DATA SHOWN =
— Start —
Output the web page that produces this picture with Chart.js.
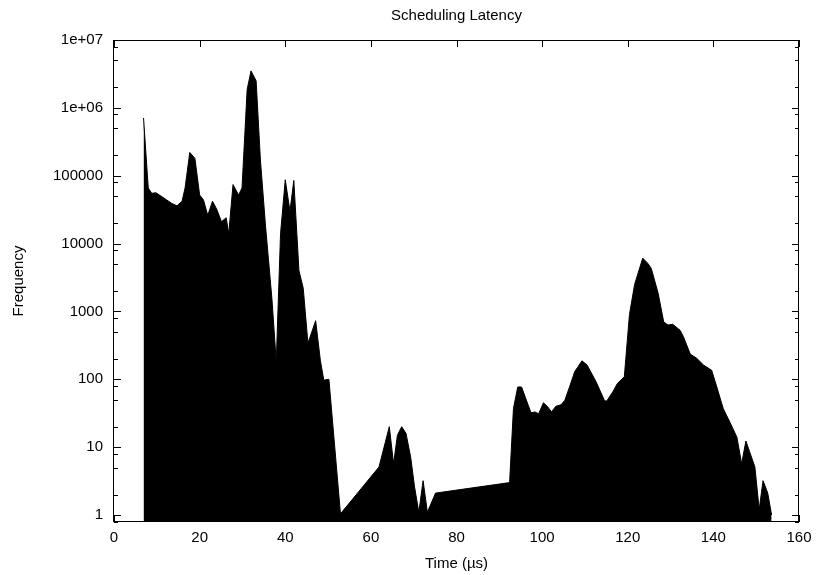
— End —
— Start —
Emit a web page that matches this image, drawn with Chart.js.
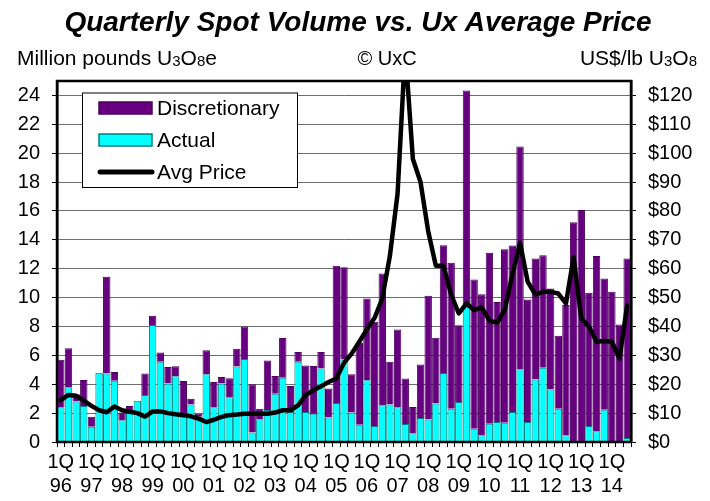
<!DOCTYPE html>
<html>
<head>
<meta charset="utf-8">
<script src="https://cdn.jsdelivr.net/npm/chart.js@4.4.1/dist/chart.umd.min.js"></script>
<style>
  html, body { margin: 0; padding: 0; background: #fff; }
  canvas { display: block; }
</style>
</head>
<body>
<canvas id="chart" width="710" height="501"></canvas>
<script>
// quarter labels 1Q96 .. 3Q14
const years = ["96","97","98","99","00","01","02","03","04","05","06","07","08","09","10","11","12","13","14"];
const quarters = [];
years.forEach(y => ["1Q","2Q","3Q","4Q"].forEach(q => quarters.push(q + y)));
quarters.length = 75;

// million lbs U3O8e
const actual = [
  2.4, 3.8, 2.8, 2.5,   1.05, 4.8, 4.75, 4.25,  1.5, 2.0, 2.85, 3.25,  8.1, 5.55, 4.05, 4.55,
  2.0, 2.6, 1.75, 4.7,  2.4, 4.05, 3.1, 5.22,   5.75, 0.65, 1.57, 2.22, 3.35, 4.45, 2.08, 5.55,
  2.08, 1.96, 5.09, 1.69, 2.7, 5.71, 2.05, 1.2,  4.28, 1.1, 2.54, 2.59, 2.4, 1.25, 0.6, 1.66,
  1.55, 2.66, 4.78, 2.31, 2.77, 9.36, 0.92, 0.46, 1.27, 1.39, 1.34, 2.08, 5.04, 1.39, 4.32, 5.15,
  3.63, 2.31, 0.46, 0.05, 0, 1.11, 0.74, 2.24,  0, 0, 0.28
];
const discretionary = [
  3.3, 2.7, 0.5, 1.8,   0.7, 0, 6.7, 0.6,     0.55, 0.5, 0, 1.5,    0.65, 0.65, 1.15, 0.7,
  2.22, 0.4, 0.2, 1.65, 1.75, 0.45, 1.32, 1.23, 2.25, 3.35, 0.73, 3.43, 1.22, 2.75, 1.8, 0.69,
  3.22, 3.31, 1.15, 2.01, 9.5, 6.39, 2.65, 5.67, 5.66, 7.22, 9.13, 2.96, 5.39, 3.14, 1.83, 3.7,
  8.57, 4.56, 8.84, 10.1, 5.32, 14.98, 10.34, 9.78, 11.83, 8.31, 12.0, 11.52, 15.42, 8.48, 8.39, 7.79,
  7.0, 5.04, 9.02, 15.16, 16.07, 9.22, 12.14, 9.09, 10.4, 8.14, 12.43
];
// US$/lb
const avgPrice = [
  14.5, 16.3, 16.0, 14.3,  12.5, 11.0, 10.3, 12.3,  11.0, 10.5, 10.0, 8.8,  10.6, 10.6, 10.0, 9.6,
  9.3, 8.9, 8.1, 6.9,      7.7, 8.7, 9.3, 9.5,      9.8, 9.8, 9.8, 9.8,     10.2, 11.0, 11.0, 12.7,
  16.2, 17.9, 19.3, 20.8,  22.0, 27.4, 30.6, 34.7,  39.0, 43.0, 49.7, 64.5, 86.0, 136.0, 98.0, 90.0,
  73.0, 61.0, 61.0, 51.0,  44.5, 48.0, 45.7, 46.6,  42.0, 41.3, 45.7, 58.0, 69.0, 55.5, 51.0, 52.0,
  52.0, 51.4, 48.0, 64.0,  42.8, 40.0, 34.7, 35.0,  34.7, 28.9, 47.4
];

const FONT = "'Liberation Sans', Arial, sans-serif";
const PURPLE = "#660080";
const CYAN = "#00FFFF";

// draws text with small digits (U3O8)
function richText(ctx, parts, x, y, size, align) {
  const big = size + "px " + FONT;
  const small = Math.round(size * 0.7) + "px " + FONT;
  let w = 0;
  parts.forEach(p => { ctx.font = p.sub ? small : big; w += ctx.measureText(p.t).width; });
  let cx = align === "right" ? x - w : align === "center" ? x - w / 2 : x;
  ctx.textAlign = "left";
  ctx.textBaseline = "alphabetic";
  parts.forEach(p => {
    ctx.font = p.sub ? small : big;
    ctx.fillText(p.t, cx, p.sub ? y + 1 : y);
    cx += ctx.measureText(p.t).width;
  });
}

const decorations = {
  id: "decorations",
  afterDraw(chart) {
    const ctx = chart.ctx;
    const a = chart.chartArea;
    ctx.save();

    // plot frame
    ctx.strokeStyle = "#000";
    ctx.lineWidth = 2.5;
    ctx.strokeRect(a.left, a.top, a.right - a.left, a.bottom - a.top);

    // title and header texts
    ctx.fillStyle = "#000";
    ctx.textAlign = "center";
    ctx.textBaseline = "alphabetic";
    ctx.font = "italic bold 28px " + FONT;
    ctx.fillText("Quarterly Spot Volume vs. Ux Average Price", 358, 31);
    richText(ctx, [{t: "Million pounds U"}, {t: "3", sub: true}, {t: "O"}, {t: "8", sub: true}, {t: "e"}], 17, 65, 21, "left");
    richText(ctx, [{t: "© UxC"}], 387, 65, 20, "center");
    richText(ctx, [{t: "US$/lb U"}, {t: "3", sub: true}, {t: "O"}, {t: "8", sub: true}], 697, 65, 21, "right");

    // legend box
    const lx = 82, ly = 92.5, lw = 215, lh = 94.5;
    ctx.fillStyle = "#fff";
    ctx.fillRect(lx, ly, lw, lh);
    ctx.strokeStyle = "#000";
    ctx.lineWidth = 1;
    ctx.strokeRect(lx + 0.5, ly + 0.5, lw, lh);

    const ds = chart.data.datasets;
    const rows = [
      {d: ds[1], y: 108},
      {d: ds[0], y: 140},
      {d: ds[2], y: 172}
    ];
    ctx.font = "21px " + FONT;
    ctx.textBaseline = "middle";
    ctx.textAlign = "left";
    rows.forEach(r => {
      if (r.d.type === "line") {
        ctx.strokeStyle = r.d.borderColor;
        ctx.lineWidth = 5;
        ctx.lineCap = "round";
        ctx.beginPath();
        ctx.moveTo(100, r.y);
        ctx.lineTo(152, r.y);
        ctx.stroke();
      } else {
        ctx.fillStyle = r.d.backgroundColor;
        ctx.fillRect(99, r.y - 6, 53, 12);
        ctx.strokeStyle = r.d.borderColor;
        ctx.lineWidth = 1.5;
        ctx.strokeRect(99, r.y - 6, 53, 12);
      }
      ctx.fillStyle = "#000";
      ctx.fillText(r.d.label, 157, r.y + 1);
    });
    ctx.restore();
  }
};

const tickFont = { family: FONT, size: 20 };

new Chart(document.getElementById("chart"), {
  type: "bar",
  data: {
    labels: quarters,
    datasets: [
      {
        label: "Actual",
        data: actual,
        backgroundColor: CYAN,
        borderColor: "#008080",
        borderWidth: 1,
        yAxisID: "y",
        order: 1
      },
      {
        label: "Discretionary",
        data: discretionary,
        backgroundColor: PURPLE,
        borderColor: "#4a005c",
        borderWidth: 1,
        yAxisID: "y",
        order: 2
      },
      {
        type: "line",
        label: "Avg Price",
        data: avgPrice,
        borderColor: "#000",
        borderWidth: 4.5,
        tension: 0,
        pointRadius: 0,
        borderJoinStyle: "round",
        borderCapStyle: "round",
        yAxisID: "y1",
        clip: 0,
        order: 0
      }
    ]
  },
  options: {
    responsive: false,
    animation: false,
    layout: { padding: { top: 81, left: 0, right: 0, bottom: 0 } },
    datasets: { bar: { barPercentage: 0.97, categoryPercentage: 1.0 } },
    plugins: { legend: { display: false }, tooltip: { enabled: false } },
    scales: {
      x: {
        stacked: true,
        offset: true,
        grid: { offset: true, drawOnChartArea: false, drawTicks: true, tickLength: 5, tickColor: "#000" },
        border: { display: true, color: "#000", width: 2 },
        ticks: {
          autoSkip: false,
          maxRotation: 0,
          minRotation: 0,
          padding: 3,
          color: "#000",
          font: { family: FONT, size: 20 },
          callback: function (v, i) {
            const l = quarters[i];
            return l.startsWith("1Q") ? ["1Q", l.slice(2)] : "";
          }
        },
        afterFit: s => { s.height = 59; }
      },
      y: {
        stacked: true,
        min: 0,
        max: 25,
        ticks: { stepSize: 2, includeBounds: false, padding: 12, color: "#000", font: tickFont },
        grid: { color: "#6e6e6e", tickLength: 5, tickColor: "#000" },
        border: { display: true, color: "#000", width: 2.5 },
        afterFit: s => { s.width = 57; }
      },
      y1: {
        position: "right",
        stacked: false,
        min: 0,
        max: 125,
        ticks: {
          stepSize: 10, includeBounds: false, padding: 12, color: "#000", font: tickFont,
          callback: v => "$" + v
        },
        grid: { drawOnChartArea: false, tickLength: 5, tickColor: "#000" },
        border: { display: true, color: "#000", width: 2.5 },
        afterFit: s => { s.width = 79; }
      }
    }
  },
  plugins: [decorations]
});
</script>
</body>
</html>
— End —
— Start —
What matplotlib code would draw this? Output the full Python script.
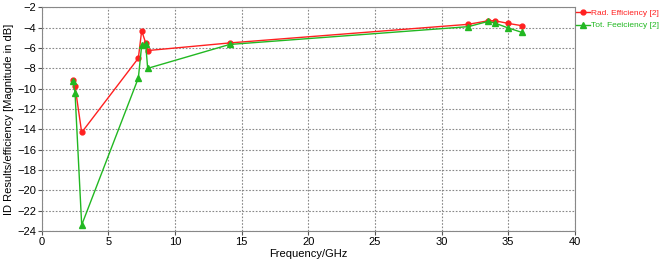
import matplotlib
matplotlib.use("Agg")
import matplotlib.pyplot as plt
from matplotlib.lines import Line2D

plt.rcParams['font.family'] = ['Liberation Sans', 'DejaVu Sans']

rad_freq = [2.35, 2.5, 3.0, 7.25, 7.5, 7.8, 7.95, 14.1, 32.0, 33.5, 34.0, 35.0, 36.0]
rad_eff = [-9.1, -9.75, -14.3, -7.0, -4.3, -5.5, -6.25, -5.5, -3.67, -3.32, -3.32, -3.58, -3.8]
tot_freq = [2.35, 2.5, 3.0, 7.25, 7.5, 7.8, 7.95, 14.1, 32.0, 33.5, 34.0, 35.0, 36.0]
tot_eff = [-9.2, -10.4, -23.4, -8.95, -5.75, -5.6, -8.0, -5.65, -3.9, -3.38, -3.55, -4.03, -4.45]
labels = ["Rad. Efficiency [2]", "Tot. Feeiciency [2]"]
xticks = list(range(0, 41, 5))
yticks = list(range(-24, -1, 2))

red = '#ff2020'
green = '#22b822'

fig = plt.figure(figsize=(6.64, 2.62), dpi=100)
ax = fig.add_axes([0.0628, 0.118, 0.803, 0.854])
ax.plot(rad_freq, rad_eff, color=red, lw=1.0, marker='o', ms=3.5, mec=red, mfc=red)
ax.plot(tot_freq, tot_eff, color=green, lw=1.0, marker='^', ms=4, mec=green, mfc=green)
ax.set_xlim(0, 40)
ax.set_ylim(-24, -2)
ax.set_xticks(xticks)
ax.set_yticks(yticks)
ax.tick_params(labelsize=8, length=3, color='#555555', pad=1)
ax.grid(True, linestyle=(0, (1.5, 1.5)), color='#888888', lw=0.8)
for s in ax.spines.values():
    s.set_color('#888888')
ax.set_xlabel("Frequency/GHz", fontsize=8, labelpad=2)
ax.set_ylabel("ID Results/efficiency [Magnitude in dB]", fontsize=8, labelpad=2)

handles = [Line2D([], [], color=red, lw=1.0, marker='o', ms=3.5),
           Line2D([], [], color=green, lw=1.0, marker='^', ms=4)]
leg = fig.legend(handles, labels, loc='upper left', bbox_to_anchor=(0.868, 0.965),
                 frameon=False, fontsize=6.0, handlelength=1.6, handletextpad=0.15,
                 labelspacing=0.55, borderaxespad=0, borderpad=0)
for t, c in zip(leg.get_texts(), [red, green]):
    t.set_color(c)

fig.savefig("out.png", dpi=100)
— End —
EXERCISE = Look through the listing above. Pick out each line with "script" and copy it.

CORRECT OUTPUT =
<script src="https://cdn.jsdelivr.net/npm/chart.js@4.4.1/dist/chart.umd.min.js"></script>
<script>
</script>
What matplotlib code would draw this? Output the full Python script.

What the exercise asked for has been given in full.